Vice President:  The Vice President, a member of the Executive Council, shall assist the President and shall in the absence or disability of the President, perform the duties and exercise the powers of that office.  He/she shall serve as Ex-officio on all committees.

Treasurer/: The Treasurer, a member of the Executive Council, shall be responsible for all funds of the association.  The Treasurer will collect dues and keep an account of all monies received and expended for use of the association and shall make disbursements as authorized by the officers.  A report of available funds and expenditures will be presented at regularly scheduled meetings.  Funds may be drawn only on the signature of the Treasurer or designated officer of the Executive Council.  All records are subject to review by the Executive Council at any timeAt the expiration of the Treasurer’s term of office, all records, monies, and other property of the association shall be delivered to the successor within ten (10) days.

Executive Council:  The Executive Council shall conduct all business of the association.  The Council shall meet annually, shall review financial records of the association semi-annually and report findings to the membership. The Executive Council will act as a liaison with other state associations. The Council may approve duly made and seconded motions regarding the conduct of the business association via e-mail or other such telecommunications device subject to the approval being unanimously consented to by the members of the Council. When meeting in person or via conference call, any vote for approval need not be unanimous.

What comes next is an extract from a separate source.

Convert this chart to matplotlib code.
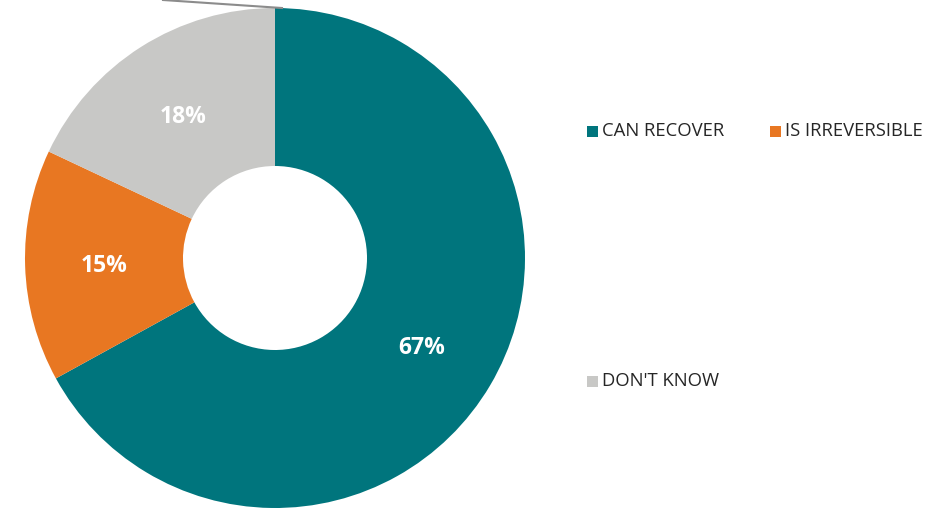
import matplotlib
matplotlib.use("Agg")
import matplotlib.pyplot as plt
from matplotlib.lines import Line2D
from matplotlib.patches import Rectangle

categories = ["CAN RECOVER", "IS IRREVERSIBLE", "DON'T KNOW"]
values = [67, 15, 18]
colors = ["#00757D", "#E87722", "#C8C8C6"]

W, H = 946, 508
fig = plt.figure(figsize=(W / 100, H / 100), dpi=100)
plt.rcParams['font.family'] = ['Open Sans', 'DejaVu Sans']

cx, cy, R = 275, 258, 250
ax = fig.add_axes([(cx - R) / W, (H - cy - R) / H, 2 * R / W, 2 * R / H])
inner = 0.368
wedges, texts, autotexts = ax.pie(
    values, colors=colors, startangle=90, counterclock=False,
    radius=1.0, wedgeprops=dict(width=1 - inner, linewidth=0),
    autopct=lambda p: f"{p:.0f}%", pctdistance=(1 + inner) / 2,
    textprops=dict(color="white", fontsize=16.5, fontweight="bold"))
for t in autotexts:
    x, y = t.get_position()
    t.set_position((x, y - 0.012))
ax.set_xlim(-1, 1)
ax.set_ylim(-1, 1)
ax.set_aspect("equal")
ax.axis("off")

# leader line artifact at the top
fig.add_artist(Line2D([163 / W, 282 / W], [1.0, 1 - 8 / H],
                      transform=fig.transFigure, color="#8C8C8C", lw=1.5))

# legend
legend_pos = [(587, 131), (770, 131), (587, 381)]
for (x, y), lab, col in zip(legend_pos, categories, colors):
    fig.add_artist(Rectangle((x / W, (H - y - 5.5) / H), 11 / W, 11 / H,
                             transform=fig.transFigure, color=col, lw=0))
    fig.text((x + 15) / W, (H - y) / H, lab, fontsize=13.3, color="#262626",
             va="center", ha="left")

fig.savefig("out.png", dpi=100)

Section 3:  Committees.  Committees shall be appointed by the Executive Council.  Committees will keep minutes of all meetings and furnish a copy and report to the Executive Council at the next meetingCommittees shall perform assigned duties as directed by the Executive Council.  Communications, Education, Membership, and  Advocacy shall be standing committees of the AASCA. Other ad hoc committees may be established by the Executive Council in their discretion as the need arises.

Section 4:  Meetings.  The meetings of AASCA shall be planned by the Executive Council.  The Council will designate time, place, and agenda.  Notice to all members will be in writing/e-mail.  Minutes of each meeting shall be forwarded to all members with in ten (10) working days.

Section 5:     Funding for ASCA  meetings.  At the first meeting of the year, after budget review, if funding for meetings is available, up to two members of the executive council will be funded to attend the ASCA annual meeting; one of the attendees will be the Administrative Assistant of AASCA or person responsible for acting as liaison between AASCA and potential vendor sponsors of the AASCA Annual Meeting .  If funds are available for more than two officers, another officer who has not attended or a representative from a center, as determined by the President may be offered the funds.

ARTICLE VI:  Dissolution of Association

If at any time AASCA dissolves, the properties or monies should not be distributed or used to benefit any member of the association.  After payments of debts or liabilities of the association, the monies shall be transferred into a fund exclusively for charitable purposes whose goals and objectives meet the approval of the sustaining members by majority vote.